Your task → Transcribe the material in full. Nothing should differ except that the pictures are left out.

Supplied information →
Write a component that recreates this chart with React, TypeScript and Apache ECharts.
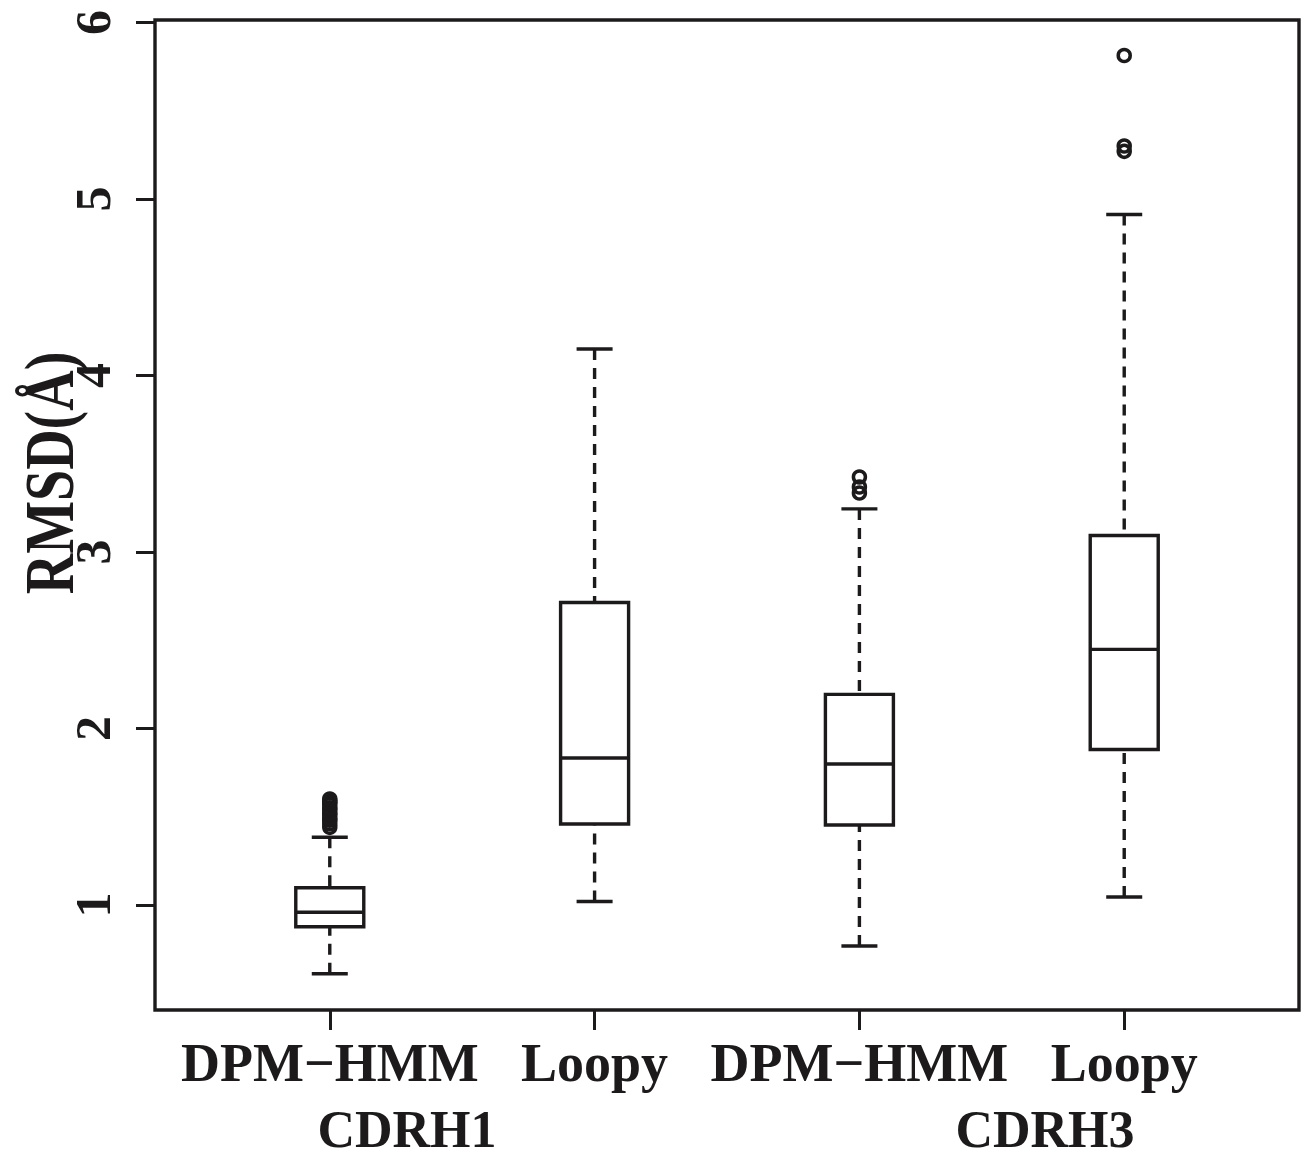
import React, { useEffect, useRef } from "react";
import * as echarts from "echarts";

// Loop-modelling accuracy: RMSD per method for two CDR loops
const categories = ["DPM\u2212HMM", "Loopy", "DPM\u2212HMM", "Loopy"];
const groupLabels = ["CDRH1", "CDRH3"];
const lowerWhisker = [0.61, 1.02, 0.768, 1.045];
const quartile1 = [0.877, 1.459, 1.453, 1.881];
const median = [0.959, 1.833, 1.799, 2.448];
const quartile3 = [1.098, 2.714, 2.193, 3.093];
const upperWhisker = [1.384, 4.15, 3.244, 4.912];
const outliers = [
  [1.44, 1.46, 1.48, 1.49, 1.51, 1.52, 1.54, 1.55, 1.57, 1.58, 1.59, 1.6],
  [],
  [3.334, 3.368, 3.425],
  [5.27, 5.3, 5.813],
];
const yTicks = [1, 2, 3, 4, 5, 6];
const xTicks = [1, 2, 3, 4];

const INK = "#1c1a1b";
const FONT = "Liberation Serif, Times New Roman, Times, serif";

export default function App() {
  const ref = useRef<HTMLDivElement>(null);

  useEffect(() => {
    if (!ref.current) return;
    const chart = echarts.init(ref.current, undefined, { renderer: "svg" });

    const boxData = categories.map((_, i) => [
      i + 1,
      lowerWhisker[i],
      quartile1[i],
      median[i],
      quartile3[i],
      upperWhisker[i],
    ]);
    const outlierData: number[][] = [];
    outliers.forEach((vals, i) => vals.forEach((v) => outlierData.push([i + 1, v])));

    const boxHalf = 34;
    const capHalf = 18;
    const lw = 3.4;

    const groupText = (label: string, x: number) => ({
      type: "text",
      x,
      y: 1129,
      style: {
        text: label,
        fill: INK,
        fontFamily: FONT,
        fontWeight: "bold",
        fontSize: 52,
        align: "center",
        verticalAlign: "middle",
      },
    });

    chart.setOption({
      animation: false,
      backgroundColor: "#ffffff",
      grid: {
        left: 155,
        top: 20,
        width: 1144,
        height: 990,
        show: true,
        borderColor: INK,
        borderWidth: 3.4,
        backgroundColor: "transparent",
      },
      xAxis: {
        type: "value",
        min: 0.34,
        max: 4.66,
        axisLine: { show: false },
        splitLine: { show: false },
        axisTick: {
          show: true,
          customValues: xTicks,
          length: 20,
          lineStyle: { color: INK, width: 3 },
        },
        axisLabel: {
          show: true,
          customValues: xTicks,
          margin: 26,
          formatter: (v: number) => categories[Math.round(v) - 1] ?? "",
          color: INK,
          fontFamily: FONT,
          fontWeight: "bold",
          fontSize: 54,
        },
      },
      yAxis: {
        type: "value",
        min: 0.405,
        max: 6.014,
        axisLine: { show: false },
        splitLine: { show: false },
        axisTick: {
          show: true,
          customValues: yTicks,
          length: 19,
          lineStyle: { color: INK, width: 3 },
        },
        axisLabel: {
          show: true,
          customValues: yTicks,
          rotate: 90,
          margin: 37,
          color: INK,
          fontFamily: FONT,
          fontWeight: "bold",
          fontSize: 50,
        },
      },
      series: [
        {
          type: "custom",
          data: boxData,
          encode: { x: 0, y: [1, 2, 3, 4, 5] },
          renderItem: (params: any, api: any) => {
            const x = api.value(0);
            const lo = api.coord([x, api.value(1)]);
            const q1 = api.coord([x, api.value(2)]);
            const md = api.coord([x, api.value(3)]);
            const q3 = api.coord([x, api.value(4)]);
            const hi = api.coord([x, api.value(5)]);
            const cx = lo[0];
            const solid = { stroke: INK, lineWidth: lw, fill: "none" };
            const dashed = { stroke: INK, lineWidth: lw, lineDash: [11, 8] };
            return {
              type: "group",
              children: [
                { type: "line", shape: { x1: cx, y1: lo[1], x2: cx, y2: q1[1] }, style: dashed },
                { type: "line", shape: { x1: cx, y1: hi[1], x2: cx, y2: q3[1] }, style: dashed },
                { type: "line", shape: { x1: cx - capHalf, y1: lo[1], x2: cx + capHalf, y2: lo[1] }, style: solid },
                { type: "line", shape: { x1: cx - capHalf, y1: hi[1], x2: cx + capHalf, y2: hi[1] }, style: solid },
                {
                  type: "rect",
                  shape: { x: cx - boxHalf, y: q3[1], width: boxHalf * 2, height: q1[1] - q3[1] },
                  style: { stroke: INK, lineWidth: lw, fill: "#ffffff" },
                },
                { type: "line", shape: { x1: cx - boxHalf, y1: md[1], x2: cx + boxHalf, y2: md[1] }, style: solid },
              ],
            };
          },
        },
        {
          type: "scatter",
          data: outlierData,
          symbol: "circle",
          symbolSize: 12,
          itemStyle: { color: "rgba(0,0,0,0)", borderColor: INK, borderWidth: 3.5, opacity: 1 },
        },
      ],
      graphic: [
        {
          type: "text",
          x: 50,
          y: 473,
          rotation: Math.PI / 2,
          scaleX: 0.8,
          style: {
            text: "RMSD(\u00c5)",
            fill: INK,
            fontFamily: FONT,
            fontWeight: "bold",
            fontSize: 70,
            align: "center",
            verticalAlign: "middle",
          },
        },
        groupText(groupLabels[0], 407),
        groupText(groupLabels[1], 1045),
      ],
    });

    return () => chart.dispose();
  }, []);

  return (
    <div
      ref={ref}
      style={{ position: "fixed", left: 0, top: 0, width: 1301, height: 1161 }}
    />
  );
}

Response →
Write a component that recreates this chart with React, TypeScript and Apache ECharts.
import React, { useEffect, useRef } from "react";
import * as echarts from "echarts";

// Loop-modelling accuracy: RMSD per method for two CDR loops
const categories = ["DPM\u2212HMM", "Loopy", "DPM\u2212HMM", "Loopy"];
const groupLabels = ["CDRH1", "CDRH3"];
const lowerWhisker = [0.61, 1.02, 0.768, 1.045];
const quartile1 = [0.877, 1.459, 1.453, 1.881];
const median = [0.959, 1.833, 1.799, 2.448];
const quartile3 = [1.098, 2.714, 2.193, 3.093];
const upperWhisker = [1.384, 4.15, 3.244, 4.912];
const outliers = [
  [1.44, 1.46, 1.48, 1.49, 1.51, 1.52, 1.54, 1.55, 1.57, 1.58, 1.59, 1.6],
  [],
  [3.334, 3.368, 3.425],
  [5.27, 5.3, 5.813],
];
const yTicks = [1, 2, 3, 4, 5, 6];
const xTicks = [1, 2, 3, 4];

const INK = "#1c1a1b";
const FONT = "Liberation Serif, Times New Roman, Times, serif";

export default function App() {
  const ref = useRef<HTMLDivElement>(null);

  useEffect(() => {
    if (!ref.current) return;
    const chart = echarts.init(ref.current, undefined, { renderer: "svg" });

    const boxData = categories.map((_, i) => [
      i + 1,
      lowerWhisker[i],
      quartile1[i],
      median[i],
      quartile3[i],
      upperWhisker[i],
    ]);
    const outlierData: number[][] = [];
    outliers.forEach((vals, i) => vals.forEach((v) => outlierData.push([i + 1, v])));

    const boxHalf = 34;
    const capHalf = 18;
    const lw = 3.4;

    const groupText = (label: string, x: number) => ({
      type: "text",
      x,
      y: 1129,
      style: {
        text: label,
        fill: INK,
        fontFamily: FONT,
        fontWeight: "bold",
        fontSize: 52,
        align: "center",
        verticalAlign: "middle",
      },
    });

    chart.setOption({
      animation: false,
      backgroundColor: "#ffffff",
      grid: {
        left: 155,
        top: 20,
        width: 1144,
        height: 990,
        show: true,
        borderColor: INK,
        borderWidth: 3.4,
        backgroundColor: "transparent",
      },
      xAxis: {
        type: "value",
        min: 0.34,
        max: 4.66,
        axisLine: { show: false },
        splitLine: { show: false },
        axisTick: {
          show: true,
          customValues: xTicks,
          length: 20,
          lineStyle: { color: INK, width: 3 },
        },
        axisLabel: {
          show: true,
          customValues: xTicks,
          margin: 26,
          formatter: (v: number) => categories[Math.round(v) - 1] ?? "",
          color: INK,
          fontFamily: FONT,
          fontWeight: "bold",
          fontSize: 54,
        },
      },
      yAxis: {
        type: "value",
        min: 0.405,
        max: 6.014,
        axisLine: { show: false },
        splitLine: { show: false },
        axisTick: {
          show: true,
          customValues: yTicks,
          length: 19,
          lineStyle: { color: INK, width: 3 },
        },
        axisLabel: {
          show: true,
          customValues: yTicks,
          rotate: 90,
          margin: 37,
          color: INK,
          fontFamily: FONT,
          fontWeight: "bold",
          fontSize: 50,
        },
      },
      series: [
        {
          type: "custom",
          data: boxData,
          encode: { x: 0, y: [1, 2, 3, 4, 5] },
          renderItem: (params: any, api: any) => {
            const x = api.value(0);
            const lo = api.coord([x, api.value(1)]);
            const q1 = api.coord([x, api.value(2)]);
            const md = api.coord([x, api.value(3)]);
            const q3 = api.coord([x, api.value(4)]);
            const hi = api.coord([x, api.value(5)]);
            const cx = lo[0];
            const solid = { stroke: INK, lineWidth: lw, fill: "none" };
            const dashed = { stroke: INK, lineWidth: lw, lineDash: [11, 8] };
            return {
              type: "group",
              children: [
                { type: "line", shape: { x1: cx, y1: lo[1], x2: cx, y2: q1[1] }, style: dashed },
                { type: "line", shape: { x1: cx, y1: hi[1], x2: cx, y2: q3[1] }, style: dashed },
                { type: "line", shape: { x1: cx - capHalf, y1: lo[1], x2: cx + capHalf, y2: lo[1] }, style: solid },
                { type: "line", shape: { x1: cx - capHalf, y1: hi[1], x2: cx + capHalf, y2: hi[1] }, style: solid },
                {
                  type: "rect",
                  shape: { x: cx - boxHalf, y: q3[1], width: boxHalf * 2, height: q1[1] - q3[1] },
                  style: { stroke: INK, lineWidth: lw, fill: "#ffffff" },
                },
                { type: "line", shape: { x1: cx - boxHalf, y1: md[1], x2: cx + boxHalf, y2: md[1] }, style: solid },
              ],
            };
          },
        },
        {
          type: "scatter",
          data: outlierData,
          symbol: "circle",
          symbolSize: 12,
          itemStyle: { color: "rgba(0,0,0,0)", borderColor: INK, borderWidth: 3.5, opacity: 1 },
        },
      ],
      graphic: [
        {
          type: "text",
          x: 50,
          y: 473,
          rotation: Math.PI / 2,
          scaleX: 0.8,
          style: {
            text: "RMSD(\u00c5)",
            fill: INK,
            fontFamily: FONT,
            fontWeight: "bold",
            fontSize: 70,
            align: "center",
            verticalAlign: "middle",
          },
        },
        groupText(groupLabels[0], 407),
        groupText(groupLabels[1], 1045),
      ],
    });

    return () => chart.dispose();
  }, []);

  return (
    <div
      ref={ref}
      style={{ position: "fixed", left: 0, top: 0, width: 1301, height: 1161 }}
    />
  );
}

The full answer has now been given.